Tshombe, Moise Kapenda

1917–1969
Prime Minister of Democratic Republic of Congo

Moise Kapenda Tshombe was one of the first leaders of CONGO (KINSHASA). Born in Katanga province in what was then the colony of Belgian Congo, he was trained as a Methodist preacher and a teacher and later became a merchant. In 1958 he helped found the Confederation of Tribal Associations of Katanga, an organization aimed at protecting the interests of ethnic groups in Katanga province. Tshombe took a leading role in his country’s INDEPENDENCE MOVEMENT. In meetings with colonial authorities in 1960, he recommended a system of government in which each province would have almost total autonomy.

Tshombe, Moise Kapenda

When the colony gained independence as the Democratic Republic of Congo in June 1960, Tshombe was elected president of the provincial government of Katanga. Soon afterward he proclaimed Katanga’s withdrawal from the central government headed by Patrice LUMUMBA. Lumumba was assassinated the following year.

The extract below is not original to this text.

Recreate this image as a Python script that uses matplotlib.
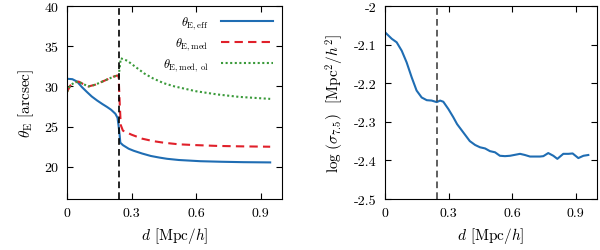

When UNITED NATIONS troops were sent to control the growing political unrest in Congo in 1963, Tshombe fled to Spain. One year later the Congolese government asked him to return, made him prime minister, and ordered him to put down rebellions in the eastern part of the country. He succeeded but was then fired by president Joseph Kasavubu. The political struggle that followed led to a military coup by MOBUTU SESE SEKO, and Tshombe again fled to Europe. While attempting to regain power in a coup in the late 1960s, he was arrested and taken to a prison in Algeria, where he died.